At the top of the mountain, you will be able to see the famous ice monsters or snow monsters. Here the trees take on peculiar shapes due to the heavy snowfall and freezing winds.
These snow monsters are quite eerie yet are a major draw card to the Zao Onsen resort. You can get to the snow monsters via a ropeway and a gondola for both skiers and non-skiers.
Getting to Zao Onsen
The Yamagata Shinkansen train, or bullet train takes about 2.5 hours to get to the station, followed by a 40-minute bus ride to the Zao Hot Springs Resort
Appi Kogen promotes their ski resort as ‘Don’t Worry be Appi! which is appealing from the get go. The snow here is superb and it has been called the St Moritz of Japan.
The Appi Kogen resort covers 282 hectares and has 21 slopes and 828 meters of vertical. Appi Kogen has some thigh burning long long runs, with 12 of them being 2km, and the longest being 5.5km. It also has a lot of beginner and intermediate runs, small queues and is great value for money.
Getting to Appi Kogen
The Tohoku Shinkansen Express, bullet train from Tokyo to Morioka Station takes 2 hours. From Morioka train station, there’s a bus to Appi Kogen that takes about 50 -60 minutes.
Shiga Kogen Resort
Shiga Kogen is actually 21 ski resorts all on one. It is situated in the Joshinetsu Kogen National park about 20km from Nagano. The Shiga Kogen ski area has varied terrains for all levels. Shiga Kogen, like Nozawa Onsen is not far from the Gokudani Wild Monkey Park where you will get up close and personal with snow monkeys of Japan
Shiga Kogen has approx half of the slopes suitable for beginners, about 40% for intermediates and the rest for the big boys, and girls.
Off piste entertainment at Shiga Kogen is mainly where you are staying or in the little Ichinose village, where there are a number of bars and cafes.
Getting to Shiga Kogen
From Tokyo catch the bullet train to Nagano, which takes about 100 minutes. Departures are pretty regular during the main part of the day.
Then take the bus; the bus trip takes about 70 minutes from Nagano to Sun Valley and another 10-15 minutes to Ichinose and Yakebi.
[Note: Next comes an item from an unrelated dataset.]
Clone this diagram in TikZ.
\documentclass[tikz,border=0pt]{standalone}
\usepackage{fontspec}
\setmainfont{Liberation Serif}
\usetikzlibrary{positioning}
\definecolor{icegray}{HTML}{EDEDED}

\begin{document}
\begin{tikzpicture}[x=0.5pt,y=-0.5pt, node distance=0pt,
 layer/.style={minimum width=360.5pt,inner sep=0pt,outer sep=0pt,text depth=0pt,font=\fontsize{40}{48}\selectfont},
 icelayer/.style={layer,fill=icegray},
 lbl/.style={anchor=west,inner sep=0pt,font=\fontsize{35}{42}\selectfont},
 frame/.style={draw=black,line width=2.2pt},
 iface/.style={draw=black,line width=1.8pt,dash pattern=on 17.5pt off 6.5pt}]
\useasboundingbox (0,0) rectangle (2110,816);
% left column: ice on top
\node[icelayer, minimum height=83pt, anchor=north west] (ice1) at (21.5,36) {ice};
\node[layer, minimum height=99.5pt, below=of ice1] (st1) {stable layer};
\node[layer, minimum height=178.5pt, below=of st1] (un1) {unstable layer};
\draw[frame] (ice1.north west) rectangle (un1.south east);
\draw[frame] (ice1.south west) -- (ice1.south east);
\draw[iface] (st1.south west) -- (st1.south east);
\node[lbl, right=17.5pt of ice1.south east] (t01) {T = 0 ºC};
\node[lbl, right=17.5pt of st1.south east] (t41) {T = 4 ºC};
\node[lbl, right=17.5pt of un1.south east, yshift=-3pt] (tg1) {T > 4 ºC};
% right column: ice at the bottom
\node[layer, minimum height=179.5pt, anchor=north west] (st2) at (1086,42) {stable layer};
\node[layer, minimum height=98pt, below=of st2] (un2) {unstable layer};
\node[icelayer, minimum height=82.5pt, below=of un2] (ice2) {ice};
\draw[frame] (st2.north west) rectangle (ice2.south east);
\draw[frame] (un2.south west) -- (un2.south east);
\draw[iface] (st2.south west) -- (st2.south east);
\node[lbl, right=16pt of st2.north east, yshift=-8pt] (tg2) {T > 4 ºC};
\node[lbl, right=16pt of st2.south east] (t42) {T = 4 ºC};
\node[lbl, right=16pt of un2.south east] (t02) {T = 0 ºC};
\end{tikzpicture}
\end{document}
Hakuba has brilliant powder, lots of varied slopes and a very active social life both on and off piste. It is a very popular ski and snowboard town located in the northwest of Nagano Prefecture and really is party central with some seriously good skiing and boarding because of the immense amount of powder.
Hakuba’s popularity means that there are a lot of accommodation options to suit all styles and budgets, yet you still get that Japanese experience.
The main Hakuba ski resort, Happo One, is great for families.
Hakuba has 960 hectares of skiable terrain, 135 lifts and lots of terrain parks.
Getting to Hakuba
Take a train from Narita to Tokyo, but easier still is from Ueno, then a bullet train, Shinkansen to Nagano, and then a bus to Hakuba. This is the fastest route. This will take about 3-4 hours through some sensational scenery, as you get deeper and deeper into the Japanese Alps. Make sure you buy a bento box from the hostess who serves on the shinkansen.
Nozawa Onsen Ski Resort Japan
I have left the best to last as this is our village, where we go annually and everyone who goes there once – keeps coming back. We all have big mouths so we seem to spread the word and more and more people are now finding our village.
Nozawa Onsen is a hot spring and ski resort village near Nagano. Nozawa Onsen is considered to be the oldest ski resort in Japan, started by an Austrian in 1911, and another Austrian, Hanns Schneider introduced his Arlberg skiing techniques in 1930, which was to change the face of skiing. Nozawa Onsen also was home to the biathlon events of the 1998 Nagano Olympics, so it has some serious street cred.
The villagers run the slopes and ensure that it is a very friendly and comfortable environment. The ski area is actually one of the largest in Japan covering some 298 hectares with 50 runs suitable for all levels, and a bonus is that there is guaranteed snow, with an average depth of 3.5 meters of mostly powder. There is also a vertical fall of 1085metres making for some very long runs. One of the runs for beginner to intermediate levels is actually 10kms. Snowboarders and skiers have a lot of choices and going off piste is really popular with daredevil skiers. Powder hounds are loving Nozawa.
Many of the runs are very wide and the slopes are not at all crowded, though a little more so on the weekends when the people from Tokyo arrive. It is rare to get a queue of more than a couple of people however.
On piste, there are many traditional Japanese cafes. What we found here is that the villagers are very welcoming people which creates a really good atmosphere. The Japanese have a great approach to après life. They go in for lunch, eat and then lie down and have a sleep right in there in the café.
The Dojosin Fire Festival, one of the 3 main fire festivals in Japan, is held in Nozawa Onsen on the 15th January each year. This is highly popular and requires booking well in advance to get to see this amazing site.
There are many places to stay in Nozawa Onsen, so have a look here for a start – places to stay
Getting to Nozawa Onsen
Updated, Catch the bullet train to Liyama – Nozawa Onsen Station on the Iiyama Line (about an hour) and then a bus to Nozawa Onsen. However, there is now a bus shuttle that goes directly from Narita Airport in Tokyo to Nozawa Onsen and details are available here.
Skiing in Japan is about brilliant powder, lovely people, and lots of culture. The queues are virtually non existent, lift passes are cheap, and ski hire is more than reasonable. The food is incredible and the entire skiing in Japan experience is unique and addictive.